* _Given instruction_
Return precisely the span of lines from the top of the material below to the line containing "const stepTime = 0.125;", both included. Pictures are excluded.

* _Data segment_
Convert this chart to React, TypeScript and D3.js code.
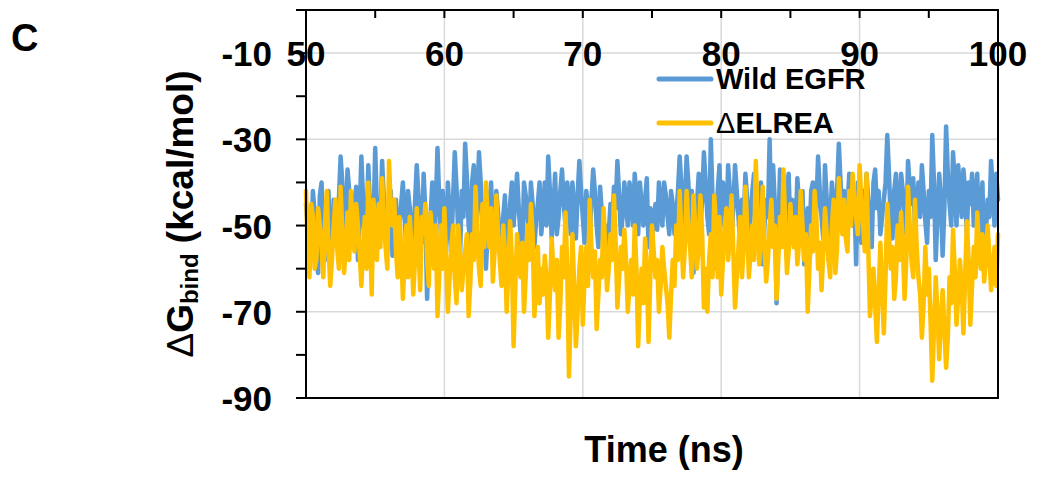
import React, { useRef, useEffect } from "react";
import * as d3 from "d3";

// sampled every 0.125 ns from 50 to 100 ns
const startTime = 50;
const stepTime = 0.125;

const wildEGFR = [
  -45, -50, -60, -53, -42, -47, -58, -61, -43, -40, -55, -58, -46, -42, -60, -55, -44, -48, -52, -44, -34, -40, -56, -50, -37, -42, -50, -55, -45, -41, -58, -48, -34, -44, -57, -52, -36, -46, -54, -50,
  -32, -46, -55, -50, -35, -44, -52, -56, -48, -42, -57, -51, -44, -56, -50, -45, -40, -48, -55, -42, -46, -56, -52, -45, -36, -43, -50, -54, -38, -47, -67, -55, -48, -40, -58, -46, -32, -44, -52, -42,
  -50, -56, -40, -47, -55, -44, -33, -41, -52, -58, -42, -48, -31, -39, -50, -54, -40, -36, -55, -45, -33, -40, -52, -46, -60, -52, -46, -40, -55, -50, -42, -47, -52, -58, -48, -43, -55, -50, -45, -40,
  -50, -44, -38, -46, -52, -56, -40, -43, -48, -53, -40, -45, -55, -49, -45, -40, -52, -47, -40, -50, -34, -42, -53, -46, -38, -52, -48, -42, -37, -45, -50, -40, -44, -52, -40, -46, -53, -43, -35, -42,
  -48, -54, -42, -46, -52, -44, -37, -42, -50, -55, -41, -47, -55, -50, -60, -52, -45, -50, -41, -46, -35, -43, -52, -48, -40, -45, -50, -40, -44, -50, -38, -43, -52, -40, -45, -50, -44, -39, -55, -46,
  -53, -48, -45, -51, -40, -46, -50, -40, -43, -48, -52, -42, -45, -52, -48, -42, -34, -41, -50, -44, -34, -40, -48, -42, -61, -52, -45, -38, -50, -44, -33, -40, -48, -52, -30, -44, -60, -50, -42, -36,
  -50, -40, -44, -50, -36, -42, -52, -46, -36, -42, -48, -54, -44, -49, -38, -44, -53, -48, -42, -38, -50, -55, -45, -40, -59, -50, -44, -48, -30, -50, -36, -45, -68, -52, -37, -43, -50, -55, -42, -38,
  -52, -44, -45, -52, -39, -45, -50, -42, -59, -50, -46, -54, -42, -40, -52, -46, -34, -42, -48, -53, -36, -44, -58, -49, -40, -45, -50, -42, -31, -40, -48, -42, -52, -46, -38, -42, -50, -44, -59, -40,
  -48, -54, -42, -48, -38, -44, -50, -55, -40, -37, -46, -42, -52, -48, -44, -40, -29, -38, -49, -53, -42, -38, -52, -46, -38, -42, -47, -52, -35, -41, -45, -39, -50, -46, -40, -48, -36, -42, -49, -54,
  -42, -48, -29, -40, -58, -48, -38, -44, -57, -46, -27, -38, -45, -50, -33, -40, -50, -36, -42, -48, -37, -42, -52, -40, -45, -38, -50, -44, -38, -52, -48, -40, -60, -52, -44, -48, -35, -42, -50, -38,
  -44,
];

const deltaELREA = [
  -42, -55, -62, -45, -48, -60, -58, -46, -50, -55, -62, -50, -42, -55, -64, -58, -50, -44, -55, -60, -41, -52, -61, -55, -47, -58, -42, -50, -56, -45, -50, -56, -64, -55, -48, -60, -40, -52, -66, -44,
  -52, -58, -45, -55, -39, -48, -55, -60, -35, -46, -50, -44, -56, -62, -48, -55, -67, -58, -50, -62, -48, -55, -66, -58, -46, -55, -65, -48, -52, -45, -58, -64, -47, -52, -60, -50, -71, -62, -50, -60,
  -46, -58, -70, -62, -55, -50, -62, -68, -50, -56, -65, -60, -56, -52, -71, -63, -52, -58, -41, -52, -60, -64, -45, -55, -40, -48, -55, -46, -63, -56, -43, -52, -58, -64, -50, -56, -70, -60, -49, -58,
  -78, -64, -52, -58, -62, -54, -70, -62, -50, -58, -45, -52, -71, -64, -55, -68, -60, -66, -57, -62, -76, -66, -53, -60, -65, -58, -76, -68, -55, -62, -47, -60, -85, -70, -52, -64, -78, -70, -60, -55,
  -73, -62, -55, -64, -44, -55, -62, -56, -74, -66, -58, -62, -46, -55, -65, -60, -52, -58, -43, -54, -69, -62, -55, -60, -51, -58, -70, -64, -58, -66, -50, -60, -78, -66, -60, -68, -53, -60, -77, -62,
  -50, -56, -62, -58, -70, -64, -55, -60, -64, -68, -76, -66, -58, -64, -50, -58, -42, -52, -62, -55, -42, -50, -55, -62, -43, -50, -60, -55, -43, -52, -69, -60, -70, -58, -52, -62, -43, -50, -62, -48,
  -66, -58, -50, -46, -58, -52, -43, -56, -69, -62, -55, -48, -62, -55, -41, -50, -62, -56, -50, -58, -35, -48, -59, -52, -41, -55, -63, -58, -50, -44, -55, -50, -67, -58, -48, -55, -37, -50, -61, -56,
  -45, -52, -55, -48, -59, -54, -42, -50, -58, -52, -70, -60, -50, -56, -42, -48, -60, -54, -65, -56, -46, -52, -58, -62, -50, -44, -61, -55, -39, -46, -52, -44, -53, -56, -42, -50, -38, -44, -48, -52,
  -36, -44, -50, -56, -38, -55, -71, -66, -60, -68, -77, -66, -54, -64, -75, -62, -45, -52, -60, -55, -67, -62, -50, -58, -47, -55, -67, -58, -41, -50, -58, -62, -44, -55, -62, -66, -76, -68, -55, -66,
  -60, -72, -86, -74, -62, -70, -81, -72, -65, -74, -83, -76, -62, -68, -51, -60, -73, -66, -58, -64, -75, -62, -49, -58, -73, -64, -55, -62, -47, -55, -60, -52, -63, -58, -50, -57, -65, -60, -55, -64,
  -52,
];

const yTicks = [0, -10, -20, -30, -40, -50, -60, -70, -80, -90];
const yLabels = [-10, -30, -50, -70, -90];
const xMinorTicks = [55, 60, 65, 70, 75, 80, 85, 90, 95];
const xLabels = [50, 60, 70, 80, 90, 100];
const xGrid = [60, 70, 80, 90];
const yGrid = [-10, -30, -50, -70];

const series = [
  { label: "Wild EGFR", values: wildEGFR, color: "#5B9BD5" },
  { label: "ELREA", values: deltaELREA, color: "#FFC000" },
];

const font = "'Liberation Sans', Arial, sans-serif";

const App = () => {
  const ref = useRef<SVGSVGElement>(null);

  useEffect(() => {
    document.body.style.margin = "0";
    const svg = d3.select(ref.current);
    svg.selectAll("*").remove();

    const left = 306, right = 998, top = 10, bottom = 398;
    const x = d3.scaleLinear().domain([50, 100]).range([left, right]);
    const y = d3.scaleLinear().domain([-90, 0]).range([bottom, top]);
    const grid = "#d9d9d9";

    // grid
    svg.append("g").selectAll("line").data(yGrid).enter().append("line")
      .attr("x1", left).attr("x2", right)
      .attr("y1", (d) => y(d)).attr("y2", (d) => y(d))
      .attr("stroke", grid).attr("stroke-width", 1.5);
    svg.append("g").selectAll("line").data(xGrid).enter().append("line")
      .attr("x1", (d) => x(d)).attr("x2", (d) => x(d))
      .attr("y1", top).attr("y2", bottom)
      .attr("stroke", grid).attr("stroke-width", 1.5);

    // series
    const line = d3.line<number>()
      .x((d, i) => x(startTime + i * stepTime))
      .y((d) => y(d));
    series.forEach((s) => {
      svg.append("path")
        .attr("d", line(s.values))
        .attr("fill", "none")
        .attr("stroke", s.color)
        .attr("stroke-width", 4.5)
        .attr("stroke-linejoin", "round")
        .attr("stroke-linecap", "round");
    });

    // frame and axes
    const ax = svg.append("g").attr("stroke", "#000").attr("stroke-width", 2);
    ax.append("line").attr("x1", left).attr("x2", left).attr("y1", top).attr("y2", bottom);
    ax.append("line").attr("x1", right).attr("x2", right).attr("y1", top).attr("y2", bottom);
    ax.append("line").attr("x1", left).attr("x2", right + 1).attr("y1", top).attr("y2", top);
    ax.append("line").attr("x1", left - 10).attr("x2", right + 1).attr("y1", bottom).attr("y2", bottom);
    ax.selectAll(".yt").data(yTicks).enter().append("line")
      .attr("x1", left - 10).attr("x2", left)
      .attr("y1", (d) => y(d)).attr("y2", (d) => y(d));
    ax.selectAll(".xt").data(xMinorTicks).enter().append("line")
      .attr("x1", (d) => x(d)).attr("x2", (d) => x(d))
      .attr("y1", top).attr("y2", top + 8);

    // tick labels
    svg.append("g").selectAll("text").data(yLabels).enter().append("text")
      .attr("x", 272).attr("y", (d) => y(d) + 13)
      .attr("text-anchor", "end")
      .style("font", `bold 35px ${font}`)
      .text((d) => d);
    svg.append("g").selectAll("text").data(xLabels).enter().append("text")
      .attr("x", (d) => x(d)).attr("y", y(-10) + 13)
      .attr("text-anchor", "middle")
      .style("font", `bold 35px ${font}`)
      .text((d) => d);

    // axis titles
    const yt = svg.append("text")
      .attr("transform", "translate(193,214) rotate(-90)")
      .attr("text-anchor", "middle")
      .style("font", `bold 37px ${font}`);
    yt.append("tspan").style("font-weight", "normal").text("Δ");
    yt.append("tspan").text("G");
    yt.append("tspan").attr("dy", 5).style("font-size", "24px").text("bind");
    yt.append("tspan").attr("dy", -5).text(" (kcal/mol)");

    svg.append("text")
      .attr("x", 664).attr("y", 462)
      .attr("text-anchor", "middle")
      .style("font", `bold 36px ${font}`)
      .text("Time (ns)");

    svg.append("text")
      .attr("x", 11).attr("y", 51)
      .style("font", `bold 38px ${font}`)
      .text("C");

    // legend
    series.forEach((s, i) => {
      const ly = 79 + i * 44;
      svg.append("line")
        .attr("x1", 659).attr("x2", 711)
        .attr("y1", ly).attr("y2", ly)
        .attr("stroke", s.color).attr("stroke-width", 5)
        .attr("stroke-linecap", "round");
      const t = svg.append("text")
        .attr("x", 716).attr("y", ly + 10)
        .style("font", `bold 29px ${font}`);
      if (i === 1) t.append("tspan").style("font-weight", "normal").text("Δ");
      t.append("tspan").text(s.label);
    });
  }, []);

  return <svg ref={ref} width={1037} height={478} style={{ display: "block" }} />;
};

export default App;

* _Task solution_
Convert this chart to React, TypeScript and D3.js code.
import React, { useRef, useEffect } from "react";
import * as d3 from "d3";

// sampled every 0.125 ns from 50 to 100 ns
const startTime = 50;
const stepTime = 0.125;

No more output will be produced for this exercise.